Due to Hurricane Matthew in Florida, the conference’s October meetings were cancelled and votes on the task force’s recommendations were tabled until the March 25 meeting.

Williams said he went into the meetings with “some trepidation.” “Were we on the right target? Were we reading the cards incorrectly,” he said in an April 3 phone interview. “We wanted to make sure we were listening and articulating well and hoping the conference would stay together.”

At the meeting, after vigorous discussion, SMC delegates approved all four statements, with a few caveats and notes for the conference’s leadership board going forward.

“All four statements were affirmed by a strong margin,” said Zehr. “The task force did a good job of taking the temperature of the conference and where we’re going. Instead of asking questions of what we need from conference, we’re really focusing on what God is calling us to do together.”

Zehr noted that among the concerns raised was that the conference would continue to work at making sure conference leadership represents the full diversity of SMC congregations.

Williams echoed this priority as well. “We’re a majority minority conference, and we are dominated by the Anglo method of doing business in our conference,” said Williams. He cited the conference’s practices of tracking membership as one example. Currently, the conference uses baptized attendees to report a congregation’s membership numbers. Williams notes that a number of Hispanic congregations in the conference draw in hundreds of attendees, but many members of the congregation may be undocumented workers and subject to immigration legislation that puts them at risk of deportation or transient employment. These congregations may have an average Sunday morning attendance of several hundred, but the number of regular, baptized attendees measured by the conference may be quite small.

“We need to find a different method of counting numbers and tracking contributions so that we can reflect the full ministry of our minority congregations,” said Williams.

Williams was encouraged by the participation during the March meetings and is hopeful about the conference’s future.

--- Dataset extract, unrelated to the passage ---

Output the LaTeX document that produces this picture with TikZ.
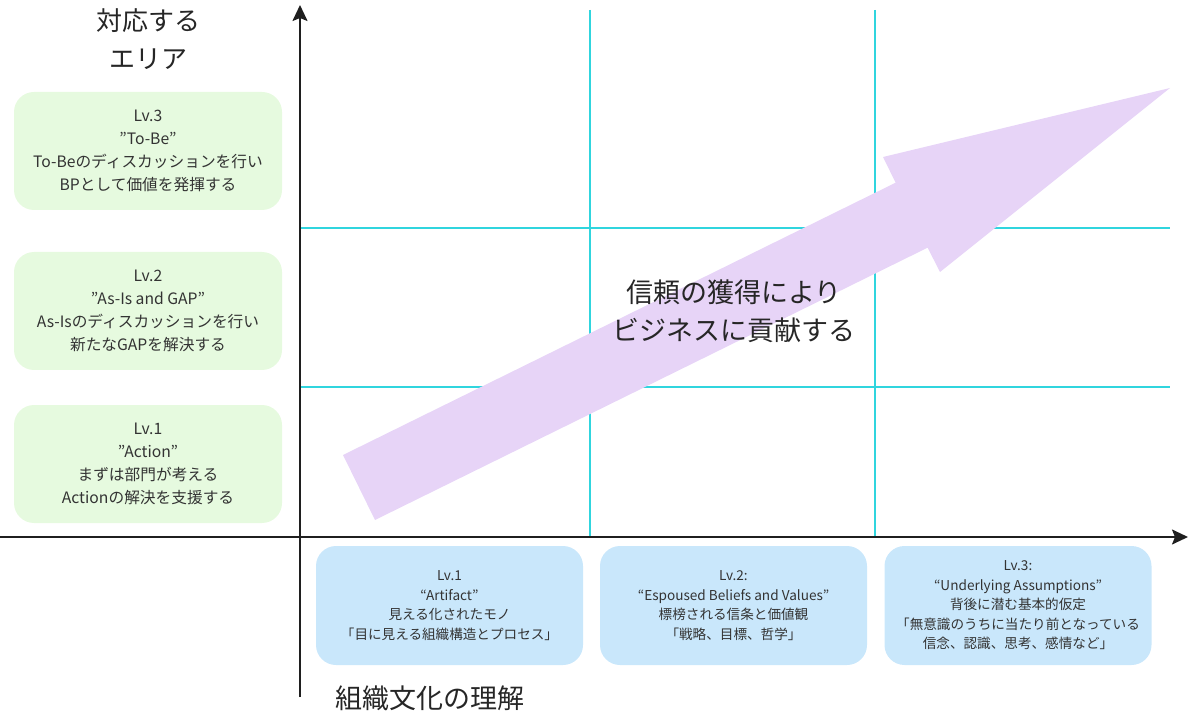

“If people care about our conference, they will start filling it up with their leadership, ownership and yes, even funding,” he said. “I have hope and confidence that all of our people will take responsibility and we will have better relationships going forward.”

For Nuñez, this assembly was also a hopeful one, despite the real challenges the conference is facing.

“It was a very productive meeting,” she said. “We hold on to faith and we hold on to the Lord and we know that changes will have to be made, but we are looking to a brighter future.”

Zehr also hopes the conference will not see conversations about change as inherently negative. “Oftentimes when we’re ready to let go, something even more valuable grows up in the place of whatever it is that we’ve allowed to change. I have a sense that in Southeast we’ll continue to find ways to care for and support each other as congregations, regardless of what form that takes.”

The meetings opened with worship together, led by Rick Lee, pastor of Homestead Mennonite, and the delegate meetings were book-ended with extended times of prayer.

Members of the task force were Mario Dominguez Jr., pastor of Evangelical Garifuna Church, Miami; Hilaire Louis Jean, pastor of Church of God Prince of Peace, Miami; Alma Ovalle, member of the conference executive committee, Sarasota, Fla.; Roger Shenk, pastor of Bahia Vista Mennonite Church, Sarasota; Williams; and Yoder, executive director at Sunnyside Village, Sarasota.